Love, lust and lady-wrasslin’

Put Out: An Adulterated Farce

Don’t mess with the secretary. She knows where the bodies are buried—and there’s room for yours!

Don’t mess with the secretary. She knows where the bodies are buried—and there’s room for yours!

Put Out: An Adulterate Farce; 8 p.m. Friday and Saturday (no show Christmas Eve), with an 8 p.m. performance Thursday, December 22 and with special New Year’s Eve entertainment following the Saturday, December 31 performance. $15-$20. Theater Galatea at the William J. Geery Theatre, 2130 L Street; (646) 477-8560; www.theatergalatea.com. Through December 31.

William J Geery Theater

2130 L St.
Sacramento, CA 95816

(916) 448-9019

Rated 5.0

It’s a little harder to get some funny on than you might think, which makes Put Out: An Adulterated Farce such a delight. Coming in a roughly 90 minutes, the original play by P. Joshua Laskey is also the debut of Sacramento’s newest stage company, Theater Galatea, Laskey’s collaboration with his wife—Jessica Goldman—who directs this piece.

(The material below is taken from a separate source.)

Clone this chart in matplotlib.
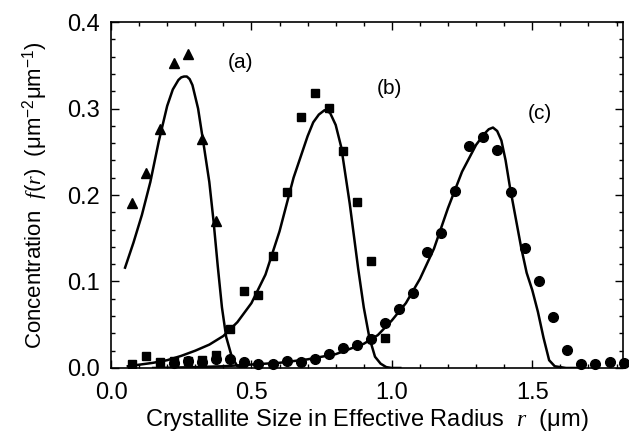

Laskey was a member of the fondly-recalled Beyond the Proscenium Productions, where his original work was staged—including the thoughtful and funny Variations on Betrayal: An Allegory for Five Colorful Clowns, which re-imagined the life of Benedict Arnold as a corporate fable. Goldman has played numerous roles in both local community (Reefer Madness) and Equity (Sacramento Theatre Company) shows. They’re a very likely partnership in many ways.

And one of those ways is in their assemblage of the perfect cast for this delightfully bawdy comedy. To call Put Out a bedroom farce is limiting, since most of the falling down, noggin whacking, face-slapping and pepper spraying happens in places other than the boudoir. But it is physical comedy at its height, and casting local actresses Kelley Ogden (Maria) and Kellie Yvonne Raines (Constance) is nothing short of inspired. They’re joined by Blair Leatherwood (Agamemnon) and Laskey (Tom) for a small-cast romp through love, sex, isunderstandings and, frankly, some of the funniest lady wrasslin’ seen on the local stage.

Agamemnon is a workaholic who expects the same of Maria, his secretary; he only barely manages to leave work early to celebrate his wife’s birthday. But he discovers he’s been cuckolded; his wife, Constance, is sharing their bed with her colleague, Tom.

You really don’t need much more than that—the first five minutes of the play—to figure out how this is going to work. Laskey’s originality isn’t in the premise; it’s in the characterizations, which are more than ably brought to life by the cast, making this a laugh-very-out-loud sex farce. Leatherwood’s bumbling but lovable Agamemnon quickly drives his secretary to a near-murderous mood as he splays his neediness every which-way. Meanwhile, Laskey commingles weasel-y and wishy-washy in his wannabe-Lothario of an office playa (who is actually closer to a confused and overgrown eighth grader).

But it’s the chemistry between Raines and Ogden that really kicks things into high gear, and their confrontations—there are several—are comedy gold. These two can elicit more laughs with their eyebrows than most actors can with their entire bodies. Raines’ schtick includes a series of scenes in which she acts out her own indecision without saying a word, but with much flapping, thumb-sucking and other physical hilarity. Ogden calls to mind, in several scenes, the sort of physical portrayals of the fed-up and abused secretary one might have seen the great Carol Burnett perform—or at least, that’s what this critic overheard an audience member say.

With this auspicious beginning—and high hopes for more original work from the talented Laskey—we can only add a warm and giggly welcome to the new Theater Galatea. Sacramento definitely has room for this kind of fun.